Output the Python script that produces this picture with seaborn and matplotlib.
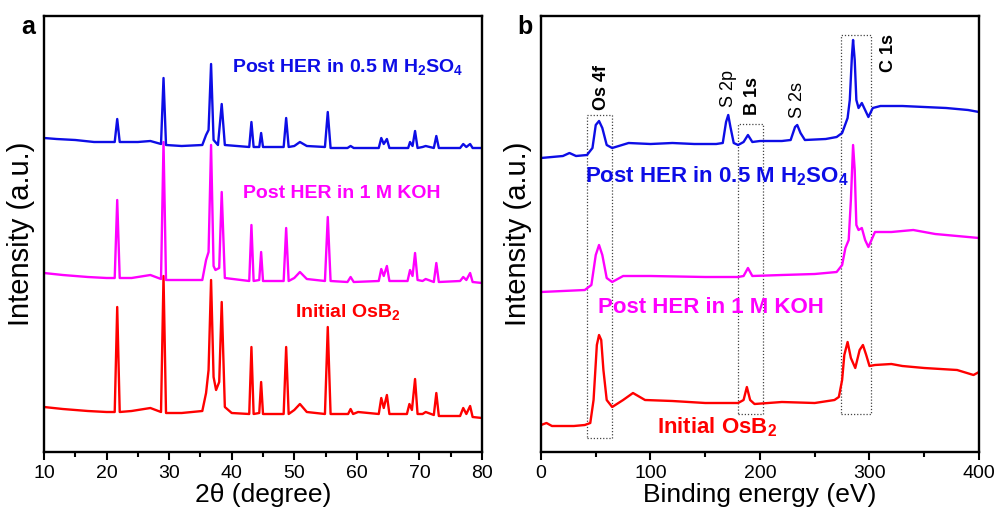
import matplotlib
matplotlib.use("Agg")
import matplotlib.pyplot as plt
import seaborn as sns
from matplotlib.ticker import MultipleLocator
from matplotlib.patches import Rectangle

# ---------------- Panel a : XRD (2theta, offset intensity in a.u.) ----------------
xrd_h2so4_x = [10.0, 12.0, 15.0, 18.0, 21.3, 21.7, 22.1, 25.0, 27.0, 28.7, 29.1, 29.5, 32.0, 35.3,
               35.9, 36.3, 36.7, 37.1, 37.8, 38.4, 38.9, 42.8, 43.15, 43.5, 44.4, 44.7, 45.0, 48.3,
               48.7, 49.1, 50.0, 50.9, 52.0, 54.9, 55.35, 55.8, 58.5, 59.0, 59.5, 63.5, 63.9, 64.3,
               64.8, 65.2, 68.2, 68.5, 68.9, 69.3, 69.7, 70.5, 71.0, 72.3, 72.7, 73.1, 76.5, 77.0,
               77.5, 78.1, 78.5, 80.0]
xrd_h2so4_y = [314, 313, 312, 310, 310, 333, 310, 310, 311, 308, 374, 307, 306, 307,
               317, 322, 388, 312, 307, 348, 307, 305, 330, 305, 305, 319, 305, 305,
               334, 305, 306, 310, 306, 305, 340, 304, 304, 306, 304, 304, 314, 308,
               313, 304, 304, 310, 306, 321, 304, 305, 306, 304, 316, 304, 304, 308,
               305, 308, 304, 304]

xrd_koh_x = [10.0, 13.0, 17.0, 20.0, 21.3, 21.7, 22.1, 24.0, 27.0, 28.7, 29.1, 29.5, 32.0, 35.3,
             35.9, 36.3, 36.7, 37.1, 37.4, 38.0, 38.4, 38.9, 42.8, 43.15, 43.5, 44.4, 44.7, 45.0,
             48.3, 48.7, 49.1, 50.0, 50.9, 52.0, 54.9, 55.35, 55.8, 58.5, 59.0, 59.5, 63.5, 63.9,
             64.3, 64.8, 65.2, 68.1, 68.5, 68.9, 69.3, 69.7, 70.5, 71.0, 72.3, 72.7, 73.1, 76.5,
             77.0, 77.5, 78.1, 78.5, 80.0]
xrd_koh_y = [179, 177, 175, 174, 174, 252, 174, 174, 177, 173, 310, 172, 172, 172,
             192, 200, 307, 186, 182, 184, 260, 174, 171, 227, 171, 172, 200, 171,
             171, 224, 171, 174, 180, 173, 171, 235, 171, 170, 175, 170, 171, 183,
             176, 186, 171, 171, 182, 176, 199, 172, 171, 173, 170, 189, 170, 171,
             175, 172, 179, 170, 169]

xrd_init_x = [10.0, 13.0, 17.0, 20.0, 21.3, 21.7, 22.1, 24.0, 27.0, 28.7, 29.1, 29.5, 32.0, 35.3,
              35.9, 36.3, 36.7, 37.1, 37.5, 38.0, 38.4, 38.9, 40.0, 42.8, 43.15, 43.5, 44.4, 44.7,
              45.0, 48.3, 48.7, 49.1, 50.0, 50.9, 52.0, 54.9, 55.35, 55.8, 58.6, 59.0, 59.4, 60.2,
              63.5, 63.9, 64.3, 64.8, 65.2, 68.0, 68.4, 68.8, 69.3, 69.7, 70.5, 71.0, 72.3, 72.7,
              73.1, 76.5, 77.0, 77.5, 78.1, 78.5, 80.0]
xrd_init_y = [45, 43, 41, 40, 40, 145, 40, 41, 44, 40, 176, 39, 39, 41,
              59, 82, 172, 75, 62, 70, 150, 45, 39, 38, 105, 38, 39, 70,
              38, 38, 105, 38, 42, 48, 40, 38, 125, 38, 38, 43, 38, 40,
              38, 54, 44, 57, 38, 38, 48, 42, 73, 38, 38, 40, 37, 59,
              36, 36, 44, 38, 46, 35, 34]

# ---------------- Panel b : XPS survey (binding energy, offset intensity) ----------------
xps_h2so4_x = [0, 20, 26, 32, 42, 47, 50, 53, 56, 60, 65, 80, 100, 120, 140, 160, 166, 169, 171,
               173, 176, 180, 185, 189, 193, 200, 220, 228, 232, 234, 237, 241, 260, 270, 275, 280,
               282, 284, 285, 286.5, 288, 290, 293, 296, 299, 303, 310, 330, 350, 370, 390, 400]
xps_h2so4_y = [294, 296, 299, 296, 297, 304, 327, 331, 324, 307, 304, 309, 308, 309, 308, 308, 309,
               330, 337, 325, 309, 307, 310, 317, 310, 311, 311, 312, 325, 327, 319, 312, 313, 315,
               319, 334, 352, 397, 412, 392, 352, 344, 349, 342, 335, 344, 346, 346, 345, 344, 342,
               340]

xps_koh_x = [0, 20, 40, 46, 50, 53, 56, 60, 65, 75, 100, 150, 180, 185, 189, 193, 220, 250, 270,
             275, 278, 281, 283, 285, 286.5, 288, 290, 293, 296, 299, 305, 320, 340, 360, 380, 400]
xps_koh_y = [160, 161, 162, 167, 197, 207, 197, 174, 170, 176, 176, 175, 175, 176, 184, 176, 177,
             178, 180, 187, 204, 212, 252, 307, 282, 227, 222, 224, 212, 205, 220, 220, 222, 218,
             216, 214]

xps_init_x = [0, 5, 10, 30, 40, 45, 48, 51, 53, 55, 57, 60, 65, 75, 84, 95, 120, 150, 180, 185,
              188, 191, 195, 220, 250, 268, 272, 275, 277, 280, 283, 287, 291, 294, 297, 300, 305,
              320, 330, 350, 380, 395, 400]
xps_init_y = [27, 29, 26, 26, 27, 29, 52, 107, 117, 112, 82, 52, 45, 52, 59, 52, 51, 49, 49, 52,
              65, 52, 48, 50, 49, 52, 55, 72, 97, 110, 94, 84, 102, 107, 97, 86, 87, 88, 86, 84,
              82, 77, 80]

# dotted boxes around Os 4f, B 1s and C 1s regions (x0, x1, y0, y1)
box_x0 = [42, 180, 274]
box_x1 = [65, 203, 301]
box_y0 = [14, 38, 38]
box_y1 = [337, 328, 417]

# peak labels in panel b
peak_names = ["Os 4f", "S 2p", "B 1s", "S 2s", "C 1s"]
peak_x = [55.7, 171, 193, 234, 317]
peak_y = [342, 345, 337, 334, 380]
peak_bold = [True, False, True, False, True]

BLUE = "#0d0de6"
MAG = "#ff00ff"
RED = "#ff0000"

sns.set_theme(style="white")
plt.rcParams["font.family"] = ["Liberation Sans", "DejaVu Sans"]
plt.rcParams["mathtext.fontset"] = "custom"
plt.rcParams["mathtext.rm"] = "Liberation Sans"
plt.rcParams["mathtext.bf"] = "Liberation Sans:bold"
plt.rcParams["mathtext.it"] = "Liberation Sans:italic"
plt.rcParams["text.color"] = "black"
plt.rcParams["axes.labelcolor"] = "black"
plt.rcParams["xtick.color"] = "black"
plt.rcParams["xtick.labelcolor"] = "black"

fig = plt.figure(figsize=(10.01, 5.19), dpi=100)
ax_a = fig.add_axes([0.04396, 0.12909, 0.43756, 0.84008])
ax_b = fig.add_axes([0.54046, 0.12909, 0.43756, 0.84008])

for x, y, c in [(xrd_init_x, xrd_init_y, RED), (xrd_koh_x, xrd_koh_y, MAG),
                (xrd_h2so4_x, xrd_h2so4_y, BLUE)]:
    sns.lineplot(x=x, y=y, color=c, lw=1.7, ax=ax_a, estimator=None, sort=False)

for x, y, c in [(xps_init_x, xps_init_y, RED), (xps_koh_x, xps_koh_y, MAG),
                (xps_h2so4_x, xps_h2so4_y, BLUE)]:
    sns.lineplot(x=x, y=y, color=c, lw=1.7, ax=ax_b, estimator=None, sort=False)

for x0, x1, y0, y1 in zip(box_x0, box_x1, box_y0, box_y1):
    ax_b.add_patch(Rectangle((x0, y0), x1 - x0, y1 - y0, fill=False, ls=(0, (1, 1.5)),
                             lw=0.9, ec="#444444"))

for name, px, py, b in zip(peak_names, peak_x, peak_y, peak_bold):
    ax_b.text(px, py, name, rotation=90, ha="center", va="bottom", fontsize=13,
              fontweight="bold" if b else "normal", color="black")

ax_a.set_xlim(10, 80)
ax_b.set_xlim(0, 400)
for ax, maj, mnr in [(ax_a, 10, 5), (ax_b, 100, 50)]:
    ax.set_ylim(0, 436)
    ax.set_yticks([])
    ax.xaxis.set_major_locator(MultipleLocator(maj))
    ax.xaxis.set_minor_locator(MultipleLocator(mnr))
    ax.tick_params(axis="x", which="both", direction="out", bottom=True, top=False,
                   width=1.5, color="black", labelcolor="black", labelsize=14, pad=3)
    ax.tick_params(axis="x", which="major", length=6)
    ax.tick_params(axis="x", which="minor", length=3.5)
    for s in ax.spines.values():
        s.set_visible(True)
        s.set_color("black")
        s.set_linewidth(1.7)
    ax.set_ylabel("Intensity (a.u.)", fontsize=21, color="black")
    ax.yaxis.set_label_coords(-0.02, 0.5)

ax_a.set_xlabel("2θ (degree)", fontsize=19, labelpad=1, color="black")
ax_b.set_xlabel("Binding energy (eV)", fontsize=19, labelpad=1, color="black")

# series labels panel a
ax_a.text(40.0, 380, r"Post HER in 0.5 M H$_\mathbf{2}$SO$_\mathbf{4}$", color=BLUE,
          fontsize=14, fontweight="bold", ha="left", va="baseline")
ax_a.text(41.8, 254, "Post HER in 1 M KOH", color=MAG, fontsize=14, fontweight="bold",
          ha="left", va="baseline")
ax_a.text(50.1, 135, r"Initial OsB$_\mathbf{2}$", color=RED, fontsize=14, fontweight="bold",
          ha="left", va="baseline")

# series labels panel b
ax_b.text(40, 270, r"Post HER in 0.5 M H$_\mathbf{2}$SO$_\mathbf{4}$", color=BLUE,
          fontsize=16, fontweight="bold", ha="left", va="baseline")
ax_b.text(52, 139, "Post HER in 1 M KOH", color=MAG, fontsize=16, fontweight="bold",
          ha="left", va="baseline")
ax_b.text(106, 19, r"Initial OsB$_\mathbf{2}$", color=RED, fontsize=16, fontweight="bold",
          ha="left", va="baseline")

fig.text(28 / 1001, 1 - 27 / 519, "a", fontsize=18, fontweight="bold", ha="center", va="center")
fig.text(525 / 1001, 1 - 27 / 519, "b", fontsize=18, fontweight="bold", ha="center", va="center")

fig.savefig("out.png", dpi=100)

# # # #

__Work required__
Up to and including the line containing "305, 308, 304, 304]", repeat every line from the start of the data, but none of the pictures.

__Final result__
Output the Python script that produces this picture with seaborn and matplotlib.
import matplotlib
matplotlib.use("Agg")
import matplotlib.pyplot as plt
import seaborn as sns
from matplotlib.ticker import MultipleLocator
from matplotlib.patches import Rectangle

# ---------------- Panel a : XRD (2theta, offset intensity in a.u.) ----------------
xrd_h2so4_x = [10.0, 12.0, 15.0, 18.0, 21.3, 21.7, 22.1, 25.0, 27.0, 28.7, 29.1, 29.5, 32.0, 35.3,
               35.9, 36.3, 36.7, 37.1, 37.8, 38.4, 38.9, 42.8, 43.15, 43.5, 44.4, 44.7, 45.0, 48.3,
               48.7, 49.1, 50.0, 50.9, 52.0, 54.9, 55.35, 55.8, 58.5, 59.0, 59.5, 63.5, 63.9, 64.3,
               64.8, 65.2, 68.2, 68.5, 68.9, 69.3, 69.7, 70.5, 71.0, 72.3, 72.7, 73.1, 76.5, 77.0,
               77.5, 78.1, 78.5, 80.0]
xrd_h2so4_y = [314, 313, 312, 310, 310, 333, 310, 310, 311, 308, 374, 307, 306, 307,
               317, 322, 388, 312, 307, 348, 307, 305, 330, 305, 305, 319, 305, 305,
               334, 305, 306, 310, 306, 305, 340, 304, 304, 306, 304, 304, 314, 308,
               313, 304, 304, 310, 306, 321, 304, 305, 306, 304, 316, 304, 304, 308,
               305, 308, 304, 304]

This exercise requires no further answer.